Ever have one of those mornings when you didn't feel like getting out of bed for the morning run? You talk yourself out of bed and into the morning pre-run ritual. You might even muffle the little voice in your head long enough to step out the door. Maybe you get a mile up the road before SOMETHING finally clicks in your head and you receive the urgent message. You know the one:
What. Are. You. Thinking?
There are mornings, sometimes days, when our body tries to inform us it hasn't completely recovered from the stress of days past, which may or may not include our training. A heart rate monitor is an inexpensive tool to determine or predict whether we've endured a little too much stress.
I've used a heart rate monitor as part of my training for the past six or seven years. It's a simple tool to figure out your resting heart rate first thing in the morning. Some folks like to use the monitor to maintain their run pace. The heart rate monitor can also be used to help quantify a workout effort.
An athlete's resting heart rate can show the progression of fitness, as well as the onset of overreaching (not so good) or overtraining (not good at all). Some will place the heart rate strap when they go to bed, then turn on the heart rate receiver for a minute after waking up.
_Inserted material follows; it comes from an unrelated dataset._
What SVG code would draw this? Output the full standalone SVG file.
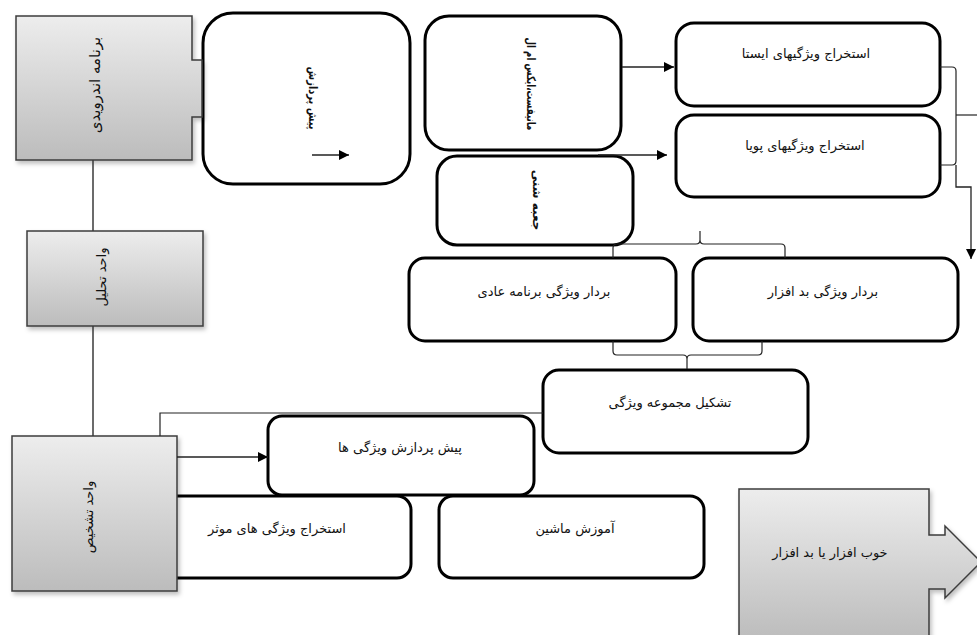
<svg xmlns="http://www.w3.org/2000/svg" width="977" height="635" viewBox="0 0 977 635">
<defs>
<linearGradient id="gg" x1="0" y1="0" x2="0" y2="1">
<stop offset="0" stop-color="#ededed"/>
<stop offset="1" stop-color="#bcbcbc"/>
</linearGradient>
<filter id="sh" x="-10%" y="-10%" width="130%" height="130%">
<feDropShadow dx="2" dy="3" stdDeviation="2" flood-color="#000" flood-opacity="0.25"/>
</filter>
<marker id="ah" viewBox="0 0 10 10" refX="10" refY="5" markerWidth="10" markerHeight="10" markerUnits="userSpaceOnUse" orient="auto">
<path d="M0,0 L10,5 L0,10 Z" fill="#000"/>
</marker>
</defs>
<style>
.gray{fill:url(#gg);stroke:#3c3c3c;stroke-width:1.5;filter:url(#sh)}
.box{fill:#fff;stroke:#000;stroke-width:3}
.ln{fill:none;stroke:#3a3a3a;stroke-width:1.5}
.thin{fill:none;stroke:#222;stroke-width:1.2}
.arr{fill:none;stroke:#222;stroke-width:1.3;marker-end:url(#ah)}
text{font-family:"DejaVu Sans","Noto Sans",sans-serif;fill:#111;text-anchor:middle;dominant-baseline:central}
.h{font-size:13px}
.v{font-size:13px}
.vb{font-size:12px;font-weight:bold}
</style>
<rect width="977" height="635" fill="#fff"/>

<g id="n-preprocess">
<rect class="box" x="203" y="13" width="207" height="171" rx="30"/>
<text class="vb" transform="translate(313,98) rotate(90)" textLength="63" lengthAdjust="spacingAndGlyphs">پیش پردازش</text>
</g>

<g id="n-android">
<path class="gray" d="M16,16 H192 V60 H202 V117 H192 V160 H16 Z"/>
<text class="v" transform="translate(95,85) rotate(-90)" style="font-size:15px">برنامه اندرویدی</text>
</g>

<g id="n-analysis">
<rect class="gray" x="27" y="231" width="176" height="95"/>
<text class="v" transform="translate(101,277) rotate(-90)">واحد تحلیل</text>
</g>

<g id="n-manifest">
<rect class="box" x="425" y="16" width="196" height="134" rx="24"/>
<text class="vb" transform="translate(531,84) rotate(90)" textLength="93" lengthAdjust="spacingAndGlyphs">مانیفست،ایکس ام ال</text>
</g>

<g id="n-sandbox">
<rect class="box" x="437" y="156" width="196" height="89" rx="20"/>
<text class="vb" transform="translate(537,200) rotate(90)">جعبه شنی</text>
</g>

<g id="n-static">
<rect class="box" x="676" y="23" width="264" height="83" rx="18"/>
<text class="h" x="806" y="53">استخراج ویژگیهای ایستا</text>
</g>

<g id="n-dynamic">
<rect class="box" x="676" y="115" width="264" height="82" rx="18"/>
<text class="h" x="805" y="145">استخراج ویژگیهای پویا</text>
</g>

<g id="n-benign-vec">
<rect class="box" x="409" y="258" width="267" height="83" rx="16"/>
<text class="h" x="544" y="291">بردار ویژگی برنامه عادی</text>
</g>

<g id="n-malware-vec">
<rect class="box" x="693" y="258" width="265" height="83" rx="16"/>
<text class="h" x="823" y="291">بردار ویژگی بد افزار</text>
</g>

<g id="n-featureset">
<rect class="box" x="543" y="370" width="265" height="83" rx="16"/>
<text class="h" x="670" y="402">تشکیل مجموعه ویژگی</text>
</g>

<g id="n-feat-preprocess">
<rect class="box" x="268" y="416" width="266" height="79" rx="14"/>
<text class="h" x="400" y="447">پیش پردازش ویژگی ها</text>
</g>

<g id="n-effective">
<rect class="box" x="150" y="496" width="261" height="82" rx="14"/>
<text class="h" x="277" y="528">استخراج ویژگی های موثر</text>
</g>

<g id="n-detection">
<rect class="gray" x="12" y="436" width="165" height="155"/>
<text class="v" transform="translate(88,517) rotate(-90)">واحد تشخیص</text>
</g>

<g id="n-ml">
<rect class="box" x="439" y="496" width="265" height="82" rx="14"/>
<text class="h" x="575" y="528">آموزش ماشین</text>
</g>

<g id="n-result">
<path class="gray" d="M739,489 H929 V535 H945 V526 L981,562 L945,598 V589 H929 V640 H739 Z"/>
<text class="h" x="830" y="552">خوب افزار یا بد افزار</text>
</g>

<g id="connectors">
<path class="ln" d="M93,160 V231"/>
<path class="ln" d="M93,326 V436"/>
<path class="thin" d="M160,436 V413 H543"/>
<path class="arr" d="M312,155 H349"/>
<path class="arr" d="M622,67 H674"/>
<path class="arr" d="M598,155 H667"/>
<path class="arr" d="M177,457 H268"/>
<path class="thin" d="M940,67 H952 Q956,67 956,71 V161 Q956,165 952,165 H940"/>
<path class="thin" d="M956,115 H977"/>
<path class="arr" d="M956,165 V187 H971 V259"/>
<path class="thin" d="M613,258 V248 Q613,244 617,244 H696 Q700,244 700,240 V231 M700,240 Q700,244 704,244 H781 Q785,244 785,248 V258"/>
<path class="thin" d="M613,341 V351 Q613,355 617,355 H683 Q687,355 687,359 V369 M687,359 Q687,355 691,355 H758 Q762,355 762,351 V341"/>
</g>
</svg>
Once the athlete learns their average heart rate, those mornings when sudden spikes of five-or-more beats-per-minute are read can tell the athlete about residual stress, or that the body has not completely recovered.
A resting heart rate can also be checked just as easily by placing a finger on the carotid artery and counting the pulses for a minute, but machines are more likely to be honest than human beings about the numbers.
I know folks who like to pace their runs based on a target heart rate zone. I prefer to go by feel than by heart rate for a number of reasons:
First, the heart is a demand pump. The oxygenated blood is sent to the places the body informs the brain it is most needed. That means there's a lag time between an effort is performed by the muscles and when the blood arrives to replenish the muscles...kind of the reverse of the way our automobile's carburetor works.
Second, depending on hydration (or dehydration), weather conditions, fitness, etc., a particular pace effort can vary in heart rate. A six-minute-per-mile pace is not always going to equate to a 145 beat-per-minute rate, just to give an example.
Ever ask someone how difficult a particular workout was? How do they usually describe it?
Dr. Eric Bannister researched training impact, scoring by percentage of maximum heart rate, multiplied by duration. Each ten percent above the fiftieth percentile earns a single point for each minute of effort. So a sixty-minute run at fifty percent of max heart rate would be a training impact score of sixty. That same sixty minutes at sixty percent max heart rate would score 120, a 180 training impact score would be seventy percent max for sixty minutes, and so on. Most good heart rate monitors have a function which informs the user how long their effort was in a particular range, or provides the average heart rate for the workout period.
Bannister and others also researched whether the Borg (perceived effort) scale of one-to-ten could be used to score training stress. They found most experienced athletes scored their perceived effort almost as accurately without a heart rate monitor; an athlete who scored their workout as a six-out-of-ten was found to have had exercised at around sixty percent of maximal heart rate. So you don't necessarily have to use a heart rate monitor, but you can get deeper into the details with one on your wrist/chest.
Once the workout is scored, the question soon follows as to what that score means to the individual.
Hunter Allen, one of the developers of the Training Peaks workout software, in a recent article, correlated training stress scores to levels of stress and need for recovery. He wrote that scores of:
- less than 150 = low stress. Recovery from this effort is generally complete by the following day.
- 150-to-300 = medium stress. Some residual fatigue. Generally complete recovery by the second day after the workout.
- 300-to-450 = high stress. Residual fatigue remains even after two days.
- more than 450 = very high stress. Residual fatigue over the next several days is likely.
While it's important to know how hard we run or work out, it's more important to realize gains in strength, speed, endurance and overall fitness come as we allow our body to properly recover from the effort. Once we completely recover we can go out and repeat the stress again, which makes our body more resistant to that same level of stress.